In your copy, include every line of the listing below exactly but none of the pictures.

▶

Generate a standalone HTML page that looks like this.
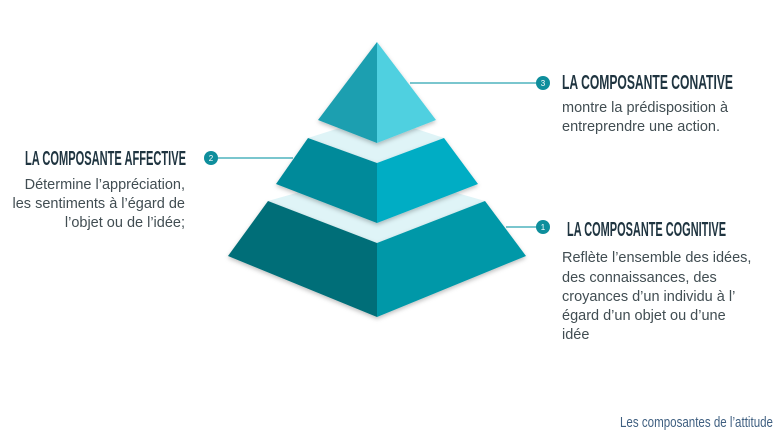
<!DOCTYPE html>
<html><head><meta charset="utf-8"><style>
html,body{margin:0;padding:0;background:#fff;}
svg{display:block;}
.h{font-family:"Liberation Sans",sans-serif;font-weight:bold;fill:#1f3440;}
.b{font-family:"Liberation Sans",sans-serif;font-size:14.5px;fill:#414d52;}
</style></head><body>
<svg width="780" height="438" viewBox="0 0 780 438" xmlns="http://www.w3.org/2000/svg">
<defs><filter id="s" x="-10%" y="-10%" width="120%" height="130%"><feDropShadow dx="0" dy="2" stdDeviation="2" flood-opacity="0.25"/></filter></defs>
<polygon points="268,201 377,170 485,201 377,243" fill="#dff4f7"/>
<polygon points="308,138 377,116 444,138 377,163" fill="#dff4f7"/>
<g filter="url(#s)">
<polygon points="268,201 377,243 377,317 228,256" fill="#036e78"/>
<polygon points="377,243 485,201 526,256 377,317" fill="#0498a8"/>
</g>
<g filter="url(#s)">
<polygon points="308,138 377,163 377,223 276,184" fill="#028a9a"/>
<polygon points="377,163 444,138 478,184 377,223" fill="#00adc4"/>
</g>
<g filter="url(#s)">
<polygon points="377,42 377,143 318,120" fill="#1c9fb0"/>
<polygon points="377,42 436,120 377,143" fill="#4fd0e0"/>
</g>
<line x1="410" y1="83" x2="540" y2="83" stroke="#2aa3b0" stroke-width="1.2"/>
<circle cx="543" cy="83" r="7" fill="#0e8e9c"/>
<text x="543" y="86" font-family="Liberation Sans" font-size="8" fill="#fff" text-anchor="middle">3</text>
<line x1="211" y1="158" x2="293" y2="158" stroke="#2aa3b0" stroke-width="1.2"/>
<circle cx="211" cy="158" r="7" fill="#0e8e9c"/>
<text x="211" y="161" font-family="Liberation Sans" font-size="8" fill="#fff" text-anchor="middle">2</text>
<line x1="506" y1="227" x2="540" y2="227" stroke="#2aa3b0" stroke-width="1.2"/>
<circle cx="543" cy="227" r="7" fill="#0e8e9c"/>
<text x="543" y="230" font-family="Liberation Sans" font-size="8" fill="#fff" text-anchor="middle">1</text>
<text class="h" x="562" y="89" font-size="20" textLength="171" lengthAdjust="spacingAndGlyphs">LA COMPOSANTE CONATIVE</text>
<text class="b" x="562" y="112">montre la prédisposition à</text>
<text class="b" x="562" y="131">entreprendre une action.</text>
<text class="h" x="25" y="165" font-size="20" textLength="161" lengthAdjust="spacingAndGlyphs">LA COMPOSANTE AFFECTIVE</text>
<text class="b" x="185" y="189" text-anchor="end">Détermine l’appréciation,</text>
<text class="b" x="185" y="208" text-anchor="end">les sentiments à l’égard de</text>
<text class="b" x="185" y="227" text-anchor="end">l’objet ou de l’idée;</text>
<text class="h" x="567" y="236" font-size="20" textLength="159" lengthAdjust="spacingAndGlyphs">LA COMPOSANTE COGNITIVE</text>
<text class="b" x="562" y="262">Reflète l’ensemble des idées,</text>
<text class="b" x="562" y="282">des connaissances, des</text>
<text class="b" x="562" y="301">croyances d’un individu à l’</text>
<text class="b" x="562" y="320">égard d’un objet ou d’une</text>
<text class="b" x="562" y="339">idée</text>
<text x="620" y="427" font-family="Liberation Sans" font-size="15" fill="#3f5f80" textLength="153" lengthAdjust="spacingAndGlyphs">Les composantes de l’attitude</text>
</svg>
</body></html>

◀

_TASK SOLUTION_
Generate a standalone HTML page that looks like this.
<!DOCTYPE html>
<html><head><meta charset="utf-8"><style>
html,body{margin:0;padding:0;background:#fff;}
svg{display:block;}
.h{font-family:"Liberation Sans",sans-serif;font-weight:bold;fill:#1f3440;}
.b{font-family:"Liberation Sans",sans-serif;font-size:14.5px;fill:#414d52;}
</style></head><body>
<svg width="780" height="438" viewBox="0 0 780 438" xmlns="http://www.w3.org/2000/svg">
<defs><filter id="s" x="-10%" y="-10%" width="120%" height="130%"><feDropShadow dx="0" dy="2" stdDeviation="2" flood-opacity="0.25"/></filter></defs>
<polygon points="268,201 377,170 485,201 377,243" fill="#dff4f7"/>
<polygon points="308,138 377,116 444,138 377,163" fill="#dff4f7"/>
<g filter="url(#s)">
<polygon points="268,201 377,243 377,317 228,256" fill="#036e78"/>
<polygon points="377,243 485,201 526,256 377,317" fill="#0498a8"/>
</g>
<g filter="url(#s)">
<polygon points="308,138 377,163 377,223 276,184" fill="#028a9a"/>
<polygon points="377,163 444,138 478,184 377,223" fill="#00adc4"/>
</g>
<g filter="url(#s)">
<polygon points="377,42 377,143 318,120" fill="#1c9fb0"/>
<polygon points="377,42 436,120 377,143" fill="#4fd0e0"/>
</g>
<line x1="410" y1="83" x2="540" y2="83" stroke="#2aa3b0" stroke-width="1.2"/>
<circle cx="543" cy="83" r="7" fill="#0e8e9c"/>
<text x="543" y="86" font-family="Liberation Sans" font-size="8" fill="#fff" text-anchor="middle">3</text>
<line x1="211" y1="158" x2="293" y2="158" stroke="#2aa3b0" stroke-width="1.2"/>
<circle cx="211" cy="158" r="7" fill="#0e8e9c"/>
<text x="211" y="161" font-family="Liberation Sans" font-size="8" fill="#fff" text-anchor="middle">2</text>
<line x1="506" y1="227" x2="540" y2="227" stroke="#2aa3b0" stroke-width="1.2"/>
<circle cx="543" cy="227" r="7" fill="#0e8e9c"/>
<text x="543" y="230" font-family="Liberation Sans" font-size="8" fill="#fff" text-anchor="middle">1</text>
<text class="h" x="562" y="89" font-size="20" textLength="171" lengthAdjust="spacingAndGlyphs">LA COMPOSANTE CONATIVE</text>
<text class="b" x="562" y="112">montre la prédisposition à</text>
<text class="b" x="562" y="131">entreprendre une action.</text>
<text class="h" x="25" y="165" font-size="20" textLength="161" lengthAdjust="spacingAndGlyphs">LA COMPOSANTE AFFECTIVE</text>
<text class="b" x="185" y="189" text-anchor="end">Détermine l’appréciation,</text>
<text class="b" x="185" y="208" text-anchor="end">les sentiments à l’égard de</text>
<text class="b" x="185" y="227" text-anchor="end">l’objet ou de l’idée;</text>
<text class="h" x="567" y="236" font-size="20" textLength="159" lengthAdjust="spacingAndGlyphs">LA COMPOSANTE COGNITIVE</text>
<text class="b" x="562" y="262">Reflète l’ensemble des idées,</text>
<text class="b" x="562" y="282">des connaissances, des</text>
<text class="b" x="562" y="301">croyances d’un individu à l’</text>
<text class="b" x="562" y="320">égard d’un objet ou d’une</text>
<text class="b" x="562" y="339">idée</text>
<text x="620" y="427" font-family="Liberation Sans" font-size="15" fill="#3f5f80" textLength="153" lengthAdjust="spacingAndGlyphs">Les composantes de l’attitude</text>
</svg>
</body></html>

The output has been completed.